★★1/2 out of ★★★★★
Sharks, rotting corpses/ghosts, and a survivor guilt haunt a young woman in this psychological horror.
Directed by Jose Montesinos
Part psychological thriller, part horror movie, part horror comedy, and part descent-into-madness drama, writer/director Jose Montesinos’ From the Depths is an odd but always interesting film. It definitely has an ambitious reach, and though it doesn’t always stick its various landings, it offers its share of entertainment.
Angelica Briones stars as Liz, a young woman who lost her boyfriend and sister when the trio was attacked by one or more sharks one year before the film’s beginning. The one shark that Liz definitely saw has invaded her dreams, allowing her to get no more than two hours of fitful sleep per night. Despite having a competent therapist (Liz Fenning) and a sympathetic girlfriend (Terra Strong as Roberta) with whom she has so far avoided being intimate, Liz seems to be getting worse.
Adding to her psychological issues is the fact that her deceased sister Payton (Marissa Godinez) and boyfriend Seth (Taylor Jorgensen) come back to haunt her — actually, to hassle her might be a better term. Godinez’s Payton is strongly reminiscent of Griffin Dunne’s Jack character in An American Werewolf in London, from wisecracking to bodily decay.
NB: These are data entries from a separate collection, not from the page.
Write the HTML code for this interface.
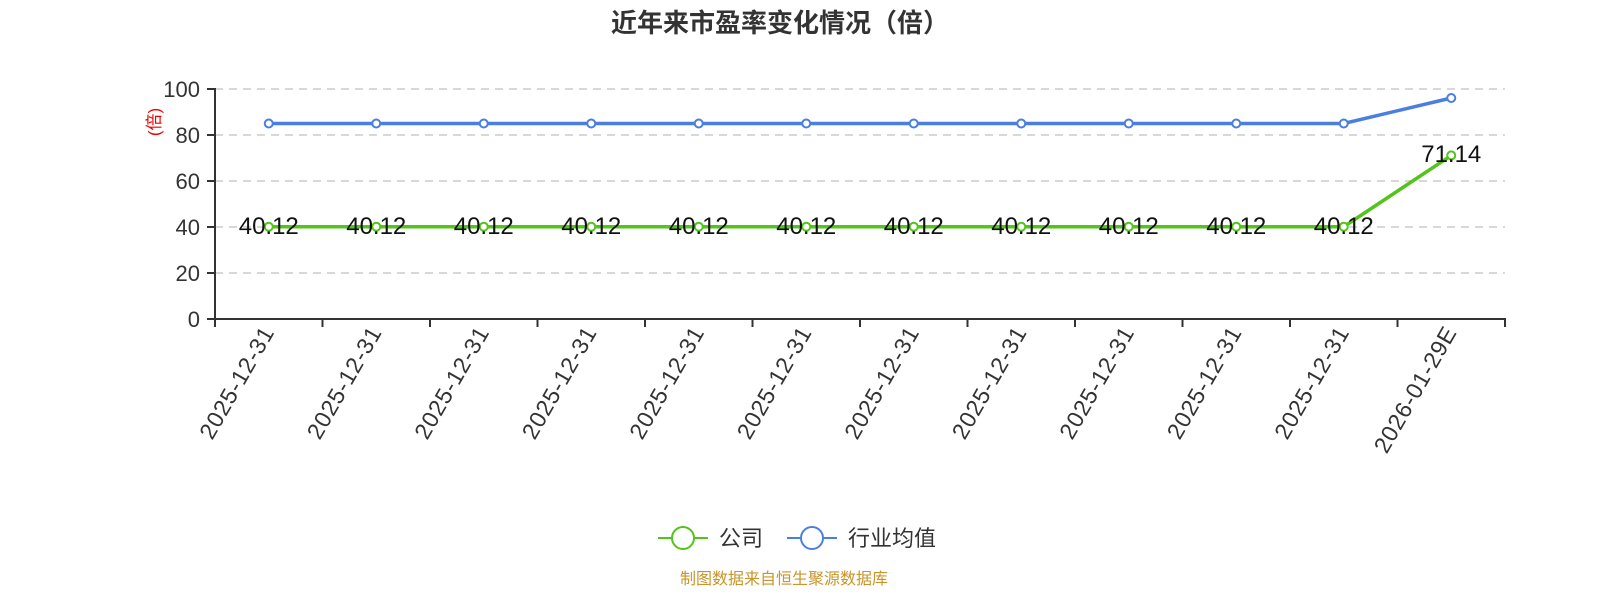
<!DOCTYPE html>
<html><head><meta charset="utf-8"><style>
body{margin:0;background:#fff;}
svg{display:block;font-family:"Liberation Sans","Noto Sans CJK SC",sans-serif;}
</style></head><body>
<svg width="1600" height="600" viewBox="0 0 1600 600" xmlns="http://www.w3.org/2000/svg">
<text x="780" y="32" text-anchor="middle" font-size="26" font-weight="bold" fill="#333">近年来市盈率变化情况（倍）</text>
<g stroke="#ccc" stroke-width="1.5" stroke-dasharray="8,6">
<line x1="215" y1="89" x2="1505" y2="89"/><line x1="215" y1="135" x2="1505" y2="135"/>
<line x1="215" y1="181" x2="1505" y2="181"/><line x1="215" y1="227" x2="1505" y2="227"/>
<line x1="215" y1="273" x2="1505" y2="273"/>
</g>
<g stroke="#333" stroke-width="2">
<line x1="215" y1="88" x2="215" y2="320"/><line x1="214" y1="319" x2="1506" y2="319"/>
<line x1="207" y1="89" x2="215" y2="89"/><line x1="207" y1="135" x2="215" y2="135"/><line x1="207" y1="181" x2="215" y2="181"/><line x1="207" y1="227" x2="215" y2="227"/><line x1="207" y1="273" x2="215" y2="273"/><line x1="207" y1="319" x2="215" y2="319"/>
<line x1="215" y1="319" x2="215" y2="327"/><line x1="322.5" y1="319" x2="322.5" y2="327"/><line x1="430" y1="319" x2="430" y2="327"/><line x1="537.5" y1="319" x2="537.5" y2="327"/><line x1="645" y1="319" x2="645" y2="327"/><line x1="752.5" y1="319" x2="752.5" y2="327"/><line x1="860" y1="319" x2="860" y2="327"/><line x1="967.5" y1="319" x2="967.5" y2="327"/><line x1="1075" y1="319" x2="1075" y2="327"/><line x1="1182.5" y1="319" x2="1182.5" y2="327"/><line x1="1290" y1="319" x2="1290" y2="327"/><line x1="1397.5" y1="319" x2="1397.5" y2="327"/><line x1="1505" y1="319" x2="1505" y2="327"/>
</g>
<g font-size="22" fill="#333" text-anchor="end">
<text x="200" y="97">100</text><text x="200" y="143">80</text><text x="200" y="189">60</text><text x="200" y="235">40</text><text x="200" y="281">20</text><text x="200" y="327">0</text>
</g>
<text transform="translate(160,122) rotate(-90)" text-anchor="middle" font-size="17" fill="#e00">(倍)</text>
<g font-size="23" fill="#333" text-anchor="end" letter-spacing="0.8">
<text transform="translate(275,332) rotate(-60)">2025-12-31</text>
<text transform="translate(382.5,332) rotate(-60)">2025-12-31</text>
<text transform="translate(490,332) rotate(-60)">2025-12-31</text>
<text transform="translate(597.5,332) rotate(-60)">2025-12-31</text>
<text transform="translate(705,332) rotate(-60)">2025-12-31</text>
<text transform="translate(812.5,332) rotate(-60)">2025-12-31</text>
<text transform="translate(920,332) rotate(-60)">2025-12-31</text>
<text transform="translate(1027.5,332) rotate(-60)">2025-12-31</text>
<text transform="translate(1135,332) rotate(-60)">2025-12-31</text>
<text transform="translate(1242.5,332) rotate(-60)">2025-12-31</text>
<text transform="translate(1350,332) rotate(-60)">2025-12-31</text>
<text transform="translate(1457.5,332) rotate(-60)">2026-01-29E</text>
</g>
<polyline fill="none" stroke="#4a7fe0" stroke-width="3.5" points="268.75,123.5 1343.75,123.5 1451.25,98"/>
<polyline fill="none" stroke="#52c41a" stroke-width="3.5" points="268.75,226.7 1343.75,226.7 1451.25,155.4"/>
<g fill="#fff" stroke="#4a7fe0" stroke-width="2">
<circle cx="268.75" cy="123.5" r="4"/><circle cx="376.25" cy="123.5" r="4"/><circle cx="483.75" cy="123.5" r="4"/><circle cx="591.25" cy="123.5" r="4"/><circle cx="698.75" cy="123.5" r="4"/><circle cx="806.25" cy="123.5" r="4"/><circle cx="913.75" cy="123.5" r="4"/><circle cx="1021.25" cy="123.5" r="4"/><circle cx="1128.75" cy="123.5" r="4"/><circle cx="1236.25" cy="123.5" r="4"/><circle cx="1343.75" cy="123.5" r="4"/><circle cx="1451.25" cy="98" r="4"/>
</g>
<g fill="#fff" stroke="#52c41a" stroke-width="2">
<circle cx="268.75" cy="226.7" r="4"/><circle cx="376.25" cy="226.7" r="4"/><circle cx="483.75" cy="226.7" r="4"/><circle cx="591.25" cy="226.7" r="4"/><circle cx="698.75" cy="226.7" r="4"/><circle cx="806.25" cy="226.7" r="4"/><circle cx="913.75" cy="226.7" r="4"/><circle cx="1021.25" cy="226.7" r="4"/><circle cx="1128.75" cy="226.7" r="4"/><circle cx="1236.25" cy="226.7" r="4"/><circle cx="1343.75" cy="226.7" r="4"/><circle cx="1451.25" cy="155.4" r="4"/>
</g>
<g font-size="24" fill="#111" text-anchor="middle">
<text x="268.75" y="234">40.12</text><text x="376.25" y="234">40.12</text><text x="483.75" y="234">40.12</text><text x="591.25" y="234">40.12</text><text x="698.75" y="234">40.12</text><text x="806.25" y="234">40.12</text><text x="913.75" y="234">40.12</text><text x="1021.25" y="234">40.12</text><text x="1128.75" y="234">40.12</text><text x="1236.25" y="234">40.12</text><text x="1343.75" y="234">40.12</text><text x="1451.25" y="162">71.14</text>
</g>
<line x1="658" y1="538" x2="708" y2="538" stroke="#52c41a" stroke-width="2"/>
<circle cx="683" cy="538" r="11" fill="#fff" stroke="#52c41a" stroke-width="2"/>
<text x="719" y="546" font-size="22" fill="#333">公司</text>
<line x1="787" y1="538" x2="837" y2="538" stroke="#4a7fe0" stroke-width="2"/>
<circle cx="812" cy="538" r="11" fill="#fff" stroke="#4a7fe0" stroke-width="2"/>
<text x="848" y="546" font-size="22" fill="#333">行业均值</text>
<text x="784" y="584" text-anchor="middle" font-size="16" fill="#c8952a">制图数据来自恒生聚源数据库</text>
</svg>
</body></html>
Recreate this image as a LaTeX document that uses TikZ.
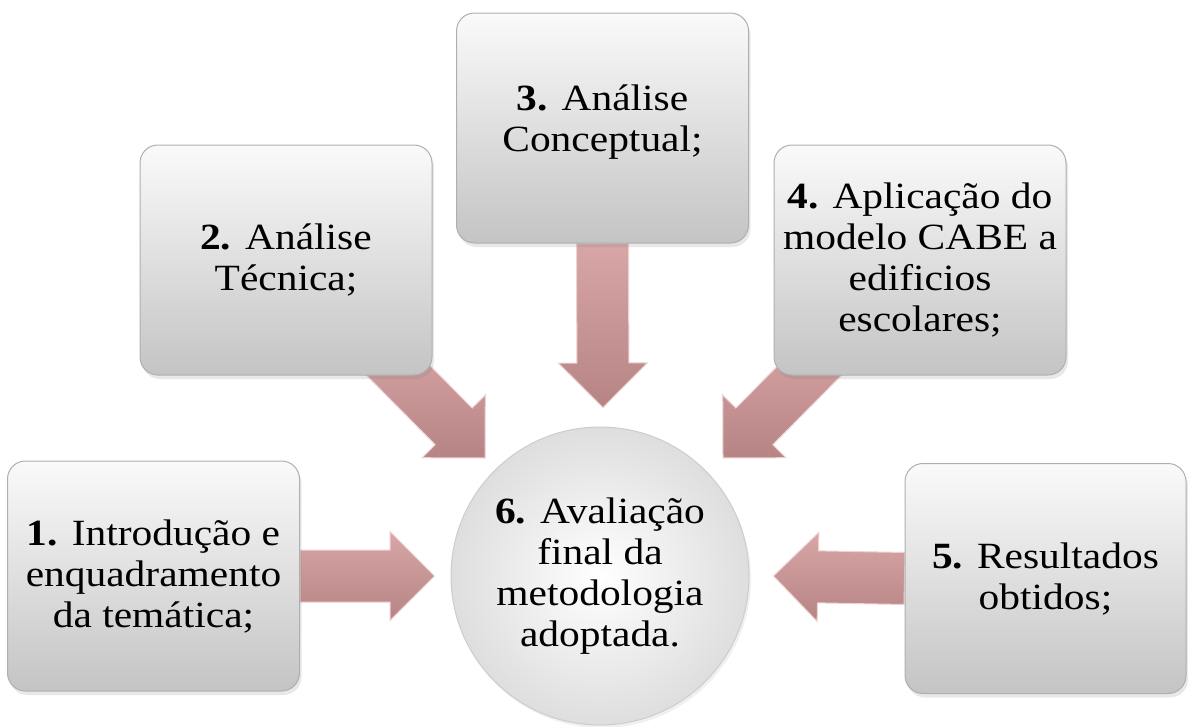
\documentclass[tikz,border=0pt]{standalone}
\usepackage{fontspec}
\setmainfont{Liberation Serif}[FakeStretch=1.12]
\usetikzlibrary{calc,shadows,backgrounds}

\definecolor{boxtop}{RGB}{250,250,250}
\definecolor{boxbot}{RGB}{196,196,196}
\definecolor{boxedge}{RGB}{175,175,175}
\definecolor{ringout}{RGB}{222,222,222}
\definecolor{ringedge}{RGB}{205,205,205}
\definecolor{arrtop}{RGB}{216,166,166}
\definecolor{arrbot}{RGB}{182,132,132}
\definecolor{arredge}{RGB}{238,210,210}

\tikzset{
  stepbox/.style={rectangle, rounded corners=18pt, minimum width=292pt,
    minimum height=230pt, top color=boxtop, bottom color=boxbot,
    draw=boxedge, line width=1pt, align=center,
    drop shadow={opacity=0.18, shadow xshift=2pt, shadow yshift=-4pt},
    font=\fontsize{37}{41}\selectfont},
  goalnode/.style={circle, minimum size=298pt, inner color=white,
    outer color=ringout, draw=ringedge, line width=1pt, align=center,
    drop shadow={opacity=0.12, shadow xshift=2pt, shadow yshift=-3pt},
    font=\fontsize{37}{41}\selectfont},
  blockfill/.style={top color=arrtop, bottom color=arrbot, draw=arredge,
    line width=1pt, line join=miter}
}

% block arrow from #1 (tail) to #2 (tip)
\newcommand\blockarrow[2]{%
  \path let \p1=(#1), \p2=(#2) in
    \pgfextra{%
      \pgfmathsetmacro\arrang{atan2(\y2-\y1,\x2-\x1)}%
      \pgfmathsetmacro\arrlen{veclen(\x2-\x1,\y2-\y1)}%
      \global\let\arrangG\arrang
      \global\let\arrlenG\arrlen};
  \begin{scope}[shift={(#1)}, rotate=\arrangG]
    \path[blockfill] (0pt,-26pt) -- ({\arrlenG pt-44.5pt},-26pt)
      -- ({\arrlenG pt-44.5pt},-44.5pt) -- (\arrlenG pt,0pt)
      -- ({\arrlenG pt-44.5pt},44.5pt) -- ({\arrlenG pt-44.5pt},26pt)
      -- (0pt,26pt) -- cycle;
  \end{scope}}

\begin{document}
\begin{tikzpicture}[x=1pt, y=-1pt]
  \useasboundingbox (0,0) rectangle (1188,726);

  % steps
  \node[stepbox] (b1) at (153.5,576) {\textbf{1.} Introdução e\\enquadramento\\da temática;};
  \node[stepbox] (b2) at (286,260) {\textbf{2.} Análise\\Técnica;};
  \node[stepbox] (b3) at (602.5,128) {\textbf{3.} Análise\\Conceptual;\\[-22pt]};
  \node[stepbox] (b4) at (920,260) {\textbf{4.} Aplicação do\\modelo CABE a\\edificios\\escolares;};
  \node[stepbox, minimum width=281pt] (b5) at (1045.5,578.5) {\textbf{5.} Resultados\\obtidos;};

  % final evaluation
  \node[goalnode] (c6) at (600,576) {\textbf{6.} Avaliação\\final da\\metodologia\\adoptada.};

  % arrow ends
  \coordinate (s2) at ([shift={(-52pt,23pt)}]b2.south east);
  \coordinate (s4) at ([shift={(55pt,24pt)}]b4.south west);
  \coordinate (e1) at ([xshift=-16pt]c6.west);
  \coordinate (e2) at ([shift={(-115pt,118pt)}]c6.center);
  \coordinate (e3) at ([shift={(3pt,19pt)}]c6.north);
  \coordinate (e4) at ([shift={(123pt,118pt)}]c6.center);
  \coordinate (e5) at ([xshift=24pt]c6.east);

  \begin{pgfonlayer}{background}
    \blockarrow{b1.east}{e1}
    \blockarrow{s2}{e2}
    \blockarrow{b3.south}{e3}
    \blockarrow{s4}{e4}
    \blockarrow{b5.west}{e5}
  \end{pgfonlayer}
\end{tikzpicture}
\end{document}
It’s not easy to gauge just how seriously writer/director Jose Montesinos means for From the Depths to be taken, and viewer mileage will vary accordingly. The scenes with Liz and her therapist and between Liz and Roberta are played rather straightforwardly, but sandwiched between such scenes are deliberately comical and sometimes questionably comical scenes. It’s difficult not to laugh at, or perhaps with, scenes of a CG shark swimming in the air, but Liz’s continuously declining mental state is no joke.
The cast members acquit themselves well, with Fenning doing a solid job as the main character. Her breakdown over a gardener and loud leaf blower is a highlight of her scenes. She and Strong play off of each other well. Godinez plays her character on the fine line of funny and annoying, with nice comic timing.
From the Depths is a low-budget outing, and its seams sometimes show, especially in regard to the shark — you get both CG and practical effects versions here, which is ambitious — and its aftermath. Montesinos paces the proceedings soundly and juggles the different subgenres at play nicely. The ending scene, by the way, which didn’t really work for me, is bound to be divisive. Viewers looking for a straight-up horror thriller with loads of shark attacks may be disappointed, but adventurous viewers who gravitate toward chance-taking independent fare should find From the Depths worth diving into.